La dimension religieuse, annoncée en titre et très présente dans le roman, renvoie à l’esprit de croisade… et à la bonne excuse spirituelle pour agrandir le temporel. On va vous apporter la lumière divine ! Bon ben maintenant qu’on est là, en fait, on va rester. Pis on va vous gouverner et se servir au passage, parce qu’on a les guns et vous, vous creusez…
Les Croisés du cosmos condensent des siècles de conquête, d’occupation, de colonisation, d’évangélisation. Bref le cortège habituel : impérialisme, violence, fanatisme, intolérance, asservissement, irrespect de l’autre… Cible principale de la critique, les Européens, on s’en doute. Maîtres en la matière…
On retrouve dans les Wersgorix une critique de ces mêmes Européens. La supériorité technologique comme critère de supériorité civilisationnelle n’est jamais qu’une version modernisée du vieux débat entre nature et culture. Question toujours d’actualité, soit dit en passant. Suffit de voir le mépris, la condescendance et le paternalisme colonial des grandes puissances bardées de technologies dernier cri. La remarque vaut aussi à titre individuel : faut voir comment certains te regardent si tu n’as pas dernier iMachin…
A travers l’empire wersgorix sclérosé, la critique s’élargit pour viser l’incapacité à se remettre en question et évoluer. Les exemples historiques abondent d’empires qui se sont érodés à force de tourner en rond, finissant par s’effondrer sous les pressions externes et/ou les dissensions internes Rome, Byzance, les Perses, les Ottomans, les Aztèques… et les empires coloniaux. Le bouquin a été publié en 1960, date à laquelle la majeure partie des colonies ont accédé à leur indépendance ou sont en passe de l’obtenir.
Après, la critique, faut aussi la creuser soi-même. Anderson a ses contradictions.
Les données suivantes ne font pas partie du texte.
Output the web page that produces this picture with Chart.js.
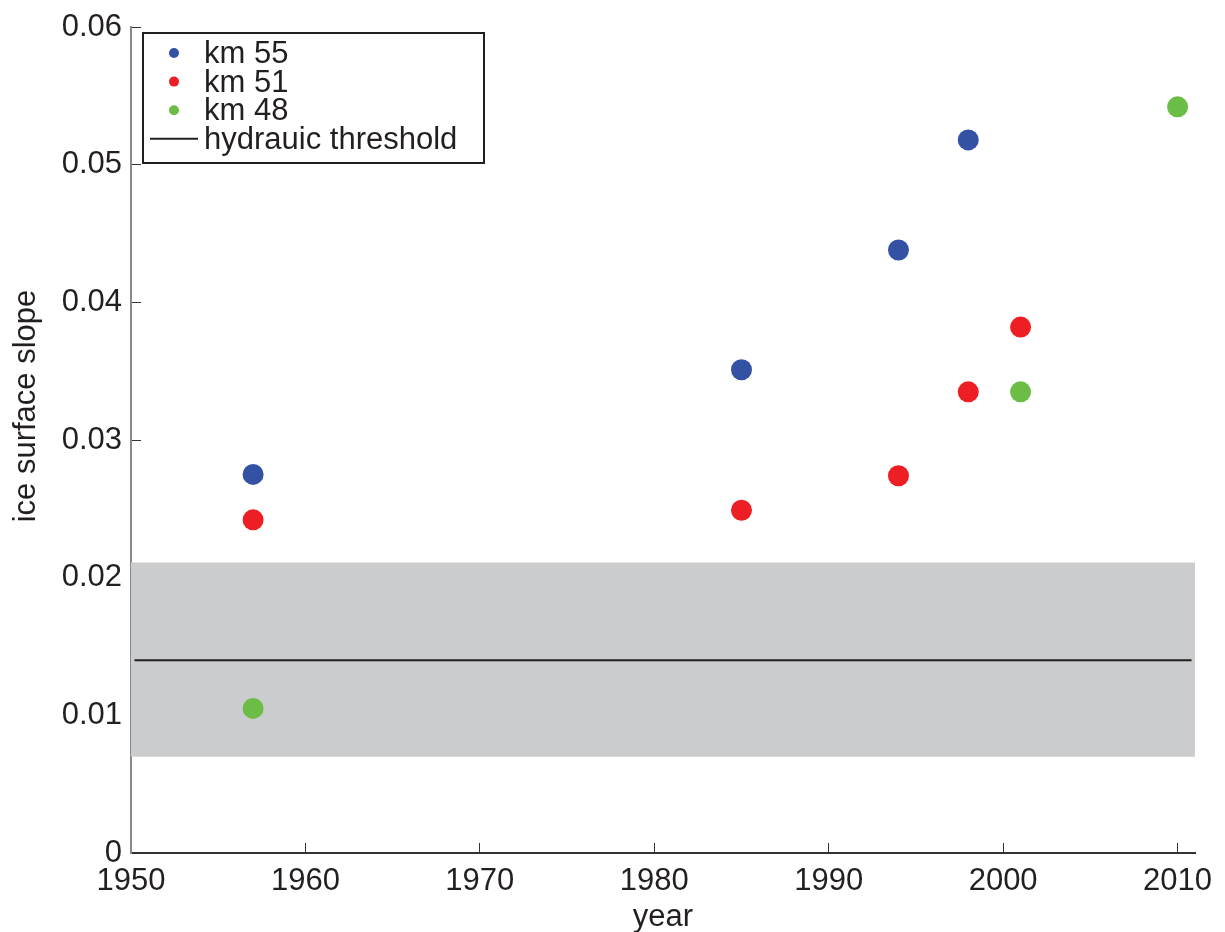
<!DOCTYPE html>
<html>
<head>
<meta charset="utf-8">
<script src="https://cdn.jsdelivr.net/npm/chart.js@4"></script>
<style>
  html, body { margin: 0; padding: 0; background: #fff; }
  #wrap { width: 1225px; height: 932px; }
</style>
</head>
<body>
<div id="wrap"><canvas id="myChart" width="1225" height="932"></canvas></div>
<script>
// values
const years55 = [1957, 1985, 1994, 1998];
const slope55 = [0.0275, 0.0351, 0.0438, 0.0518];
const years51 = [1957, 1985, 1994, 1998, 2001];
const slope51 = [0.0242, 0.0249, 0.0274, 0.0335, 0.0382];
const years48 = [1957, 2001, 2010];
const slope48 = [0.0105, 0.0335, 0.0542];

const thresholdYears = [1950.2, 2010.8];
const thresholdValue = 0.014;
const bandYears = [1950, 2011];
const bandTop = 0.0211;
const bandBottom = 0.007;

const xTicks = [1950, 1960, 1970, 1980, 1990, 2000, 2010];
const yTicks = [0, 0.01, 0.02, 0.03, 0.04, 0.05, 0.06];

const FONT = 'Liberation Sans, Arial, Helvetica, sans-serif';
const TEXT = '#231f20';
const SIZE = 31;

const toPoints = (xs, ys) => xs.map((x, i) => ({ x, y: Array.isArray(ys) ? ys[i] : ys }));

const pointSet = (label, xs, ys, color) => ({
  label,
  data: toPoints(xs, ys),
  showLine: false,
  pointRadius: 10.5,
  pointHoverRadius: 10.5,
  pointBorderWidth: 0,
  backgroundColor: color,
  borderColor: color
});

// draws the boxed legend in the upper left and the y title
const legendBox = {
  id: 'legendBox',
  afterDraw(chart) {
    const { ctx, chartArea } = chart;
    const left = chartArea.left + 12, top = chartArea.top + 6;
    const w = 341, h = 130;
    ctx.save();
    ctx.fillStyle = '#fff';
    ctx.fillRect(left, top, w, h);
    ctx.strokeStyle = TEXT;
    ctx.lineWidth = 2;
    ctx.strokeRect(left, top, w, h);

    const mx = left + 31, tx = left + 61;
    ctx.font = SIZE + 'px ' + FONT;
    ctx.textBaseline = 'alphabetic';
    ctx.textAlign = 'left';
    chart.data.datasets.slice(0, 4).forEach((ds, i) => {
      const y = top + 20 + i * 28.6;
      if (ds.showLine) {
        ctx.strokeStyle = ds.borderColor;
        ctx.lineWidth = 2;
        ctx.beginPath();
        ctx.moveTo(mx - 24, y);
        ctx.lineTo(mx + 24, y);
        ctx.stroke();
      } else {
        ctx.fillStyle = ds.backgroundColor;
        ctx.beginPath();
        ctx.arc(mx, y, 5, 0, Math.PI * 2);
        ctx.fill();
      }
      ctx.fillStyle = TEXT;
      ctx.fillText(ds.label, tx, y + 10);
    });

    // y axis title
    ctx.translate(26, 406);
    ctx.rotate(-Math.PI / 2);
    ctx.textAlign = 'center';
    ctx.textBaseline = 'middle';
    ctx.fillStyle = TEXT;
    ctx.fillText('ice surface slope', 0, 0);
    ctx.restore();
  }
};

new Chart(document.getElementById('myChart'), {
  type: 'line',
  data: {
    datasets: [
      pointSet('km 55', years55, slope55, '#3452a4'),
      pointSet('km 51', years51, slope51, '#ed1f24'),
      pointSet('km 48', years48, slope48, '#6bbd45'),
      {
        label: 'hydrauic threshold',
        data: toPoints(thresholdYears, thresholdValue),
        showLine: true,
        borderColor: '#231f20',
        borderWidth: 2,
        pointRadius: 0,
        fill: false
      },
      {
        label: 'band top',
        data: toPoints(bandYears, bandTop),
        showLine: true,
        borderWidth: 0,
        borderColor: 'rgba(0,0,0,0)',
        pointRadius: 0,
        fill: false
      },
      {
        label: 'band bottom',
        data: toPoints(bandYears, bandBottom),
        showLine: true,
        borderWidth: 0,
        borderColor: 'rgba(0,0,0,0)',
        backgroundColor: '#cbccce',
        pointRadius: 0,
        fill: '-1'
      }
    ]
  },
  options: {
    responsive: false,
    animation: false,
    events: [],
    layout: { padding: { left: 0, right: 30, top: 27, bottom: 0 } },
    plugins: {
      legend: { display: false },
      tooltip: { enabled: false }
    },
    scales: {
      x: {
        type: 'linear',
        min: 1950,
        max: 2011,
        afterBuildTicks: (scale) => { scale.ticks = xTicks.map(value => ({ value })); },
        afterFit: (scale) => {
          scale.height = 79;
          scale.paddingLeft = 0;
          scale.paddingRight = 0;
        },
        grid: { drawOnChartArea: false, tickLength: -10, color: '#333', lineWidth: 1 },
        border: { color: '#333', width: 2 },
        ticks: {
          padding: 20,
          maxRotation: 0,
          color: TEXT,
          font: { family: FONT, size: SIZE },
          callback: (v) => String(v)
        },
        title: {
          display: true,
          text: 'year',
          color: TEXT,
          font: { family: FONT, size: SIZE },
          padding: { top: 0, bottom: -4 }
        }
      },
      y: {
        type: 'linear',
        min: 0,
        max: 0.06,
        afterBuildTicks: (scale) => { scale.ticks = yTicks.map(value => ({ value })); },
        afterFit: (scale) => {
          scale.width = 131;
          scale.paddingTop = 0;
          scale.paddingBottom = 0;
        },
        grid: { drawOnChartArea: false, tickLength: -10, color: '#333', lineWidth: 1 },
        border: { color: '#8a8a8a', width: 2 },
        ticks: {
          padding: 19,
          color: TEXT,
          font: { family: FONT, size: SIZE },
          callback: (v) => (v === 0 ? '0' : v.toFixed(2))
        }
      }
    }
  },
  plugins: [legendBox]
});
</script>
</body>
</html>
Il est capable dans La main tendue de s’en prendre au colonialisme économique et culturel et de dénoncer l’interventionnisme. A l’inverse, il en viendra à soutenir l’engagement américain au Vietnam – le gars est un petit peu beaucoup anticommuniste. Tout plutôt que le Mal, le chaos, l’entropie, la barbarie, même si le “tout” ne vaut pas mieux que le reste. Son cycle Dominic Flandry procède du même esprit de contradiction. Un antihéros à la Han Solo, donc plutôt cool, mais qui va tellement au bout de “la fin justifie les moyens” qu’il finit par foutre les jetons.
Anderson, pas chaud pour une hégémonie américaine… mais encore moins pour une soviétique, ce qui l’amène à défendre des positions contraires selon qu’il soit face à la peste ou au choléra.
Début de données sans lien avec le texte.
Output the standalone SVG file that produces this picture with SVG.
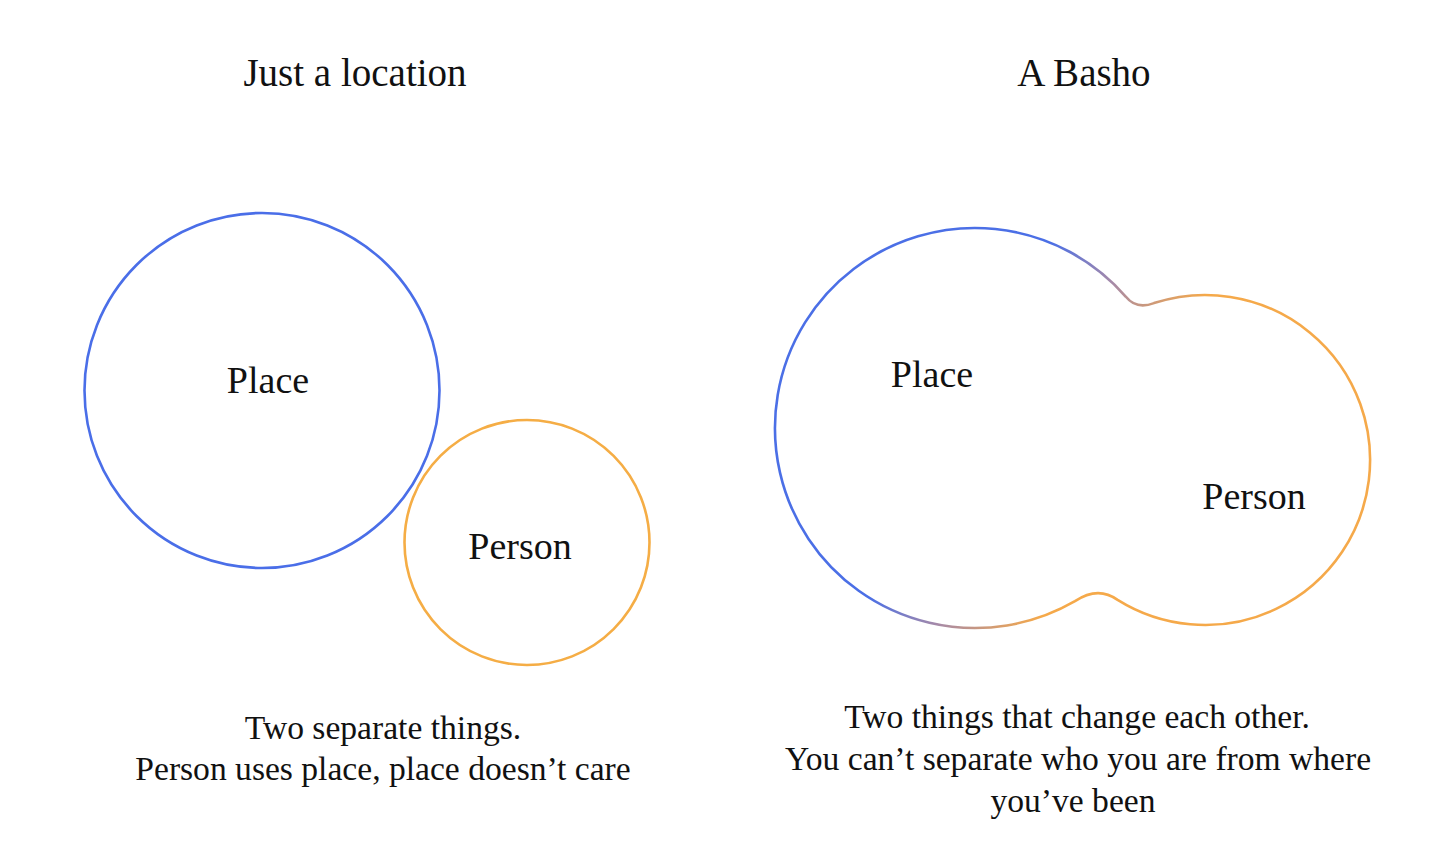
<svg xmlns="http://www.w3.org/2000/svg" width="1456" height="865" viewBox="0 0 1456 865">
<style>
text{font-family:"Liberation Serif","DejaVu Serif",serif;fill:#111;text-anchor:middle}
.t{font-size:39px}
.l{font-size:38px}
.c{font-size:33.6px}
.s{fill:none;stroke-width:2.6;stroke-linecap:round}
</style>
<defs>
<linearGradient id="g" gradientUnits="userSpaceOnUse" x1="930" y1="478" x2="1075" y2="552">
<stop offset="0" stop-color="#4b6fe6"/>
<stop offset="0.45" stop-color="#a68aa8"/>
<stop offset="1" stop-color="#f5a94a"/>
</linearGradient>
</defs>
<rect width="1456" height="865" fill="#fff"/>
<text class="t" x="355" y="86">Just a location</text>
<text class="t" x="1084" y="86">A Basho</text>
<g id="place-left">
<circle class="s" cx="262" cy="390.5" r="177.5" stroke="#4a6ee8"/>
<text class="l" x="268" y="393">Place</text>
</g>
<g id="person-left">
<circle class="s" cx="527" cy="542.5" r="122.5" stroke="#f5ad45"/>
<text class="l" x="520" y="559">Person</text>
</g>
<g id="basho">
<path class="s" stroke="url(#g)" d="M1125.9,296.8 Q1136.4,309.9 1154,303.1 A165,165 0 1 1 1117.6,599.9 Q1098,585.7 1075,601.2 A200,200 0 1 1 1125.9,296.8 Z"/>
<text class="l" x="932" y="387">Place</text>
<text class="l" x="1254" y="509">Person</text>
</g>
<g id="captions">
<text class="c" x="383" y="739">Two separate things.</text>
<text class="c" x="383" y="780">Person uses place, place doesn’t care</text>
<text class="c" x="1077" y="728">Two things that change each other.</text>
<text class="c" x="1078" y="770">You can’t separate who you are from where</text>
<text class="c" x="1073" y="812">you’ve been</text>
</g>
</svg>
On retrouve de ça dans Les croisés du cosmos. Il ne tranche pas, sa position n’est pas claire et la critique atteint ses limites.
Au plan narratif, il prend parti pour les Anglais… et le lecteur aussi par contrecoup. Déjà, les Angliches sont comme nous, humains (sous-entendus, mieux que les aliens, la figure de l’Autre). Ensuite, ils représentent le petit face au gros. Et là, on éprouve une tendance romantique naturelle à s’attacher au pot de terre. En sous-nombre, moins bien armés, les preux chevaliers n’ont pour eux que leur courage, leur ruse et leurs compétences moyenâgeuses. Sauf que les mecs ne sont pas des saints. Quand les Anglais débarquent, ça saigne ! Ils ne reculent devant rien, aucun massacre, aucune torture, aucune félonie. La lutte initiale et légitime pour la survie se transforme en guerre de conquête et mise en place d’un royaume théocratique. Comme l’évolution des objectifs s’opère en même temps que le changement de ton, moins orienté sur l’humour, on finit par se demander dans quelle mesure Anderson est ironique ou sérieux.
A l’arrivée, un petit bouquin plutôt marrant, plutôt sympathique, plutôt critique… Qualificatifs minorés, assez pour parler d’un titre mineur dans la biblio d’Anderson. Un bouquin qui aurait pu… mais qui n’a pas tout à fait.
Je resterai donc sur Leonard Wibberley et sa Souris qui rugissait ou Pratchett et ses Petits dieux.